Viñetas de la inmigración forzada
No es el fin del Potemkin lo que aquí se cuenta, sino el de otro barco más cercano, el Latar II, cuya mole carcomida todavía puede verse (no por mucho tiempo) reclinada contra la escollera Norte del puerto marplatense. Pero en cierto sentido sus destinos se asemejan.
En la famosa película de Eisenstein, ambientada en 1905, el acorazado cruza triunfante hacia la libertad. Esto fue de veras así. Luego ancló en Rumania, fue devuelto a Rusia, heredado por la URSS, capturado por Alemania, recapturado por los rusos blancos, y reventado. En cuanto a los marinos del Potemkin, varios volvieron a Rusia ilusionados por promesas de perdón y ahí nomás los ejecutaron o enterraron en cárceles, y otros más vivos huyeron de la vigilancia rumana, lo más lejos posible, a Irlanda e incluso, 32 de ellos, a la Argentina, hacia 1908.

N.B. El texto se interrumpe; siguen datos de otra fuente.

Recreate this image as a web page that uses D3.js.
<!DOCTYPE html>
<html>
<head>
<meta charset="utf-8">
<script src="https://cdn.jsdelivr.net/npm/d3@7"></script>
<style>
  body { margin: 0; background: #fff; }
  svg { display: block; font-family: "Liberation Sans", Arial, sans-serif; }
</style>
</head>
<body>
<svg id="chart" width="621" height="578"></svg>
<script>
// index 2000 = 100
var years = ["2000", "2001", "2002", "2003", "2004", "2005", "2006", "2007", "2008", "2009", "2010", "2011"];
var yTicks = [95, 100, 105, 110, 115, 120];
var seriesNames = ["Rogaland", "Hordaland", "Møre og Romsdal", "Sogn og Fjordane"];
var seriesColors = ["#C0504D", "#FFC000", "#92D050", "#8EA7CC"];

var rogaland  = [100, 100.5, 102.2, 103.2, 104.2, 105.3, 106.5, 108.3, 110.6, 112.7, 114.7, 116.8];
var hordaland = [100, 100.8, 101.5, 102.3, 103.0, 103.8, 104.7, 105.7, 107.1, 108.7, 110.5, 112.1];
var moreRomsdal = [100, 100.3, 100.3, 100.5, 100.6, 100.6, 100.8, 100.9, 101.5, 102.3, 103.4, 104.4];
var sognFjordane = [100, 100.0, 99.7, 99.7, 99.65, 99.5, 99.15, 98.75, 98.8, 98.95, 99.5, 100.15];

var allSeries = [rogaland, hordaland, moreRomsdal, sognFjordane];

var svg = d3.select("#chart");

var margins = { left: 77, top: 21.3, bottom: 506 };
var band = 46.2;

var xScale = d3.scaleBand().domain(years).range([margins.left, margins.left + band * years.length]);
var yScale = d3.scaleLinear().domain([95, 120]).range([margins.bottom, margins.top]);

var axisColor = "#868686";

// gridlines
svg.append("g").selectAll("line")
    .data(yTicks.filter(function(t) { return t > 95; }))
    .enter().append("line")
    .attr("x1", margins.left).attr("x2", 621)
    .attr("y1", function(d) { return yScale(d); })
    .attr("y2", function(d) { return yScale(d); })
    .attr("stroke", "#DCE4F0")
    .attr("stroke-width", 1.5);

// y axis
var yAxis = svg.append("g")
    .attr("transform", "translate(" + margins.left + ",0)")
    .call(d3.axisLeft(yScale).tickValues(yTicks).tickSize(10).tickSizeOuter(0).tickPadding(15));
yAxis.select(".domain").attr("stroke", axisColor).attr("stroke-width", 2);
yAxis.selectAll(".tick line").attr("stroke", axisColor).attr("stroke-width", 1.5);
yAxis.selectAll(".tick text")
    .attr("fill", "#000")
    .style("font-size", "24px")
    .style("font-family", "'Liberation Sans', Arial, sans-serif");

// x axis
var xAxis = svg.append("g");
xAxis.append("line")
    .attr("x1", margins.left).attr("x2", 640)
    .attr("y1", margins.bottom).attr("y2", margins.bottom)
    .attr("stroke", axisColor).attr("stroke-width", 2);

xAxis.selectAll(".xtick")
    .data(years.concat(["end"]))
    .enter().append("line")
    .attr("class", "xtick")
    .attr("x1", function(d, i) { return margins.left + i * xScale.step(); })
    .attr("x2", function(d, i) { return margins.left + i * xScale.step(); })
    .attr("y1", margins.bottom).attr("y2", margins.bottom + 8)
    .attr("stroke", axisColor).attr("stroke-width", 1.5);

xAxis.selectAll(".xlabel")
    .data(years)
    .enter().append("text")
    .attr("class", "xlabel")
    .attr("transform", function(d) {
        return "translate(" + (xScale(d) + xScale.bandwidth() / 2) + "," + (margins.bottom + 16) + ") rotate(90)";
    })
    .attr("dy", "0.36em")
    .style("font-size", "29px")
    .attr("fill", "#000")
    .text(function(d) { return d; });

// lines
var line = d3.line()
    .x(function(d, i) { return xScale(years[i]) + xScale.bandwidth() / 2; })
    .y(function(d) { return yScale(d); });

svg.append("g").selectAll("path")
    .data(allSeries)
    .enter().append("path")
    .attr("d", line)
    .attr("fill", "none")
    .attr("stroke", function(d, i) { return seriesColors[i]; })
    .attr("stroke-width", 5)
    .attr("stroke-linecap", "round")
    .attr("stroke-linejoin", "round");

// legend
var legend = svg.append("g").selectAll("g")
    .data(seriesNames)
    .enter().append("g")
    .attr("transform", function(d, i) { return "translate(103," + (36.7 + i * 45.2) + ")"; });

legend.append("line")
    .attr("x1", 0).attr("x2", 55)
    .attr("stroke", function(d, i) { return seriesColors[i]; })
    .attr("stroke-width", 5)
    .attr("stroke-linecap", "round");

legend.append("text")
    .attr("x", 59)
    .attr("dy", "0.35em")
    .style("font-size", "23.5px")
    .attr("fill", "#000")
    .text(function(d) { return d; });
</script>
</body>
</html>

Unos 80 años más tarde, llegaron otros rusos, mejor dicho bielorrusos y letones, en un barco factoría, ilusionados por una muy buena paga. Pero mientras estaban pescando en el Mar Argentino, la URSS reventó, la empresa a cargo del barco no se hizo cargo, y los tripulantes se encontraron de buenas a primeras sin plata alguna, sin saber castellano, y sin siquiera un pasaporte válido, porque el que tenían era de un país ya inexistente. 39 de ellos clamaron por abogados, reclamaron al propio Gorbachov cuando éste visitó Mar del Plata (que ni los atendió), y al final se desperdigaron. Algunos volvieron a sus pueblos con las manos vacías, otros intentaron rehacer aquí sus vidas.

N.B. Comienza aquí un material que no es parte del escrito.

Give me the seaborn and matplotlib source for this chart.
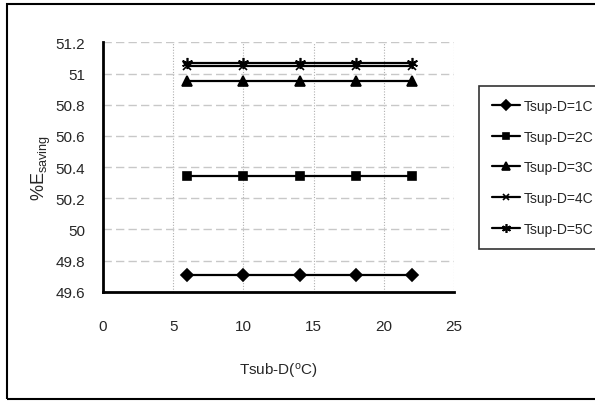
import pandas as pd
import matplotlib
matplotlib.use("Agg")
import matplotlib.pyplot as plt
import seaborn as sns
from matplotlib.patches import Rectangle

# data
tsub = [6, 10, 14, 18, 22]
series = ["Tsup-D=1C", "Tsup-D=2C", "Tsup-D=3C", "Tsup-D=4C", "Tsup-D=5C"]
e_1c = [49.71, 49.71, 49.71, 49.71, 49.71]
e_2c = [50.34, 50.34, 50.34, 50.34, 50.34]
e_3c = [50.95, 50.95, 50.95, 50.95, 50.95]
e_4c = [51.05, 51.05, 51.05, 51.05, 51.05]
e_5c = [51.07, 51.07, 51.07, 51.07, 51.07]

rows = []
for name, vals in zip(series, [e_1c, e_2c, e_3c, e_4c, e_5c]):
    for x, y in zip(tsub, vals):
        rows.append({"Tsub": x, "E": y, "series": name})
df = pd.DataFrame(rows)

sns.set_style("white")
plt.rcParams["font.family"] = ["Liberation Sans", "DejaVu Sans"]
plt.rcParams["mathtext.fontset"] = "custom"
plt.rcParams["mathtext.rm"] = "Liberation Sans"
plt.rcParams["mathtext.it"] = "Liberation Sans"

fig = plt.figure(figsize=(5.95, 4.02), dpi=100)
ax = fig.add_axes([0.173, 0.272, 0.590, 0.620])

markers = {"Tsup-D=1C": "D", "Tsup-D=2C": "s", "Tsup-D=3C": "^",
           "Tsup-D=4C": "x", "Tsup-D=5C": (6, 2, 0)}
sizes = {"Tsup-D=1C": 6, "Tsup-D=2C": 6, "Tsup-D=3C": 7,
         "Tsup-D=4C": 6, "Tsup-D=5C": 8}

for name in series:
    sub = df[df["series"] == name]
    sns.lineplot(data=sub, x="Tsub", y="E", ax=ax, color="black",
                 marker=markers[name], markersize=sizes[name],
                 markeredgecolor="black", markerfacecolor="black",
                 markeredgewidth=1.2, linewidth=1.6, label=name)

ax.set_xlim(0, 25)
ax.set_ylim(49.6, 51.2)
ax.set_xticks([0, 5, 10, 15, 20, 25])
ax.set_yticks([49.6, 49.8, 50, 50.2, 50.4, 50.6, 50.8, 51, 51.2])
ax.set_yticklabels(["49.6", "49.8", "50", "50.2", "50.4", "50.6", "50.8", "51", "51.2"])

ax.yaxis.grid(True, linestyle=(0, (6, 3)), color="#c8c8c8", linewidth=1)
ax.xaxis.grid(True, linestyle=(0, (1, 1.5)), color="#b0b0b0", linewidth=0.8)
ax.set_axisbelow(True)

for s in ["top", "right"]:
    ax.spines[s].set_visible(False)
for s in ["left", "bottom"]:
    ax.spines[s].set_linewidth(2)
    ax.spines[s].set_color("black")

ax.tick_params(axis="both", direction="out", length=5, width=1,
               labelsize=11, color="black", pad=8)
ax.tick_params(axis="x", pad=15)

ax.set_xlabel("Tsub-D($^{\\mathrm{o}}$C)", fontsize=11, labelpad=20)
ax.set_ylabel("%E$_{\\mathrm{saving}}$", fontsize=13)
ax.yaxis.set_label_coords(-0.142, 0.5)

handles, labels = ax.get_legend_handles_labels()
leg = ax.legend(handles, labels, loc="upper left",
                bbox_to_anchor=(0.805, 0.784), bbox_transform=fig.transFigure,
                frameon=True, fancybox=False, edgecolor="black",
                fontsize=10, labelspacing=1.2, handlelength=2.0,
                handletextpad=0.3, borderpad=0.95, borderaxespad=0,
                markerscale=0.8)
leg.get_frame().set_linewidth(1.2)

fig.patches.append(Rectangle((7 / 595, 2 / 402), 1.2, 395 / 402,
                             transform=fig.transFigure, fill=False,
                             edgecolor="black", linewidth=1.5))

fig.savefig("out.png", dpi=100)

Este documental del marplatense Misael Bustos presenta la experiencia de dos de ellos: el maquinista Anatoli Atankievich, que revalidó su título en Prefectura y sigue en los talleres, y, sobre todo, el electricista naval Víctor Yasinskiy, que partió de su pueblo dos días antes del cumpleaños de su hijita, y nunca más volvió a verla. Entre otras cosas, lo demoraron la mala suerte y el embarazo de una mujer con la cual había formado pareja circunstancial. Hoy es padre aquí y allá, pero trabaja en Comodoro Rivadavia. La película atiende las historias de ambos marinos, y también visita sus pueblos natales. El pobre Víctor mejor que ni vuelva. Los suegros echan pestes. ¿Pero acaso hablarían bien de él, si hubiera vuelto justo para la hecatombe económica que significaron los cambios de 1991?
Tocante registro de la inmigración forzada, recuerda un poco el testimonio recopilado por Juan Marsal en «Hacer la América. Autobiografía de un inmigrante español en la Argentina», sobre un infeliz que durante años apenas pudo mandar algo de plata a su casa, y los parientes lo terminaron despreciando por perdedor. Era un libro que solía recomendar Guillermo Magrassi, el de «La aventura del hombre». Quién sabe cuántas otras historias similares habrá en estos momentos en estas tierras. O cuántos argentinos andarán pasando frío y vergüenza en lugares lejanos. Quién sabe, también, si en una de esas don Víctor no da el batacazo y termina reuniéndose orgullosamente con su hija. La película hace que nos interesemos especialmente en su destino, y tengamos ganas de saber cómo sigue. Duele un poco, pero vale la pena.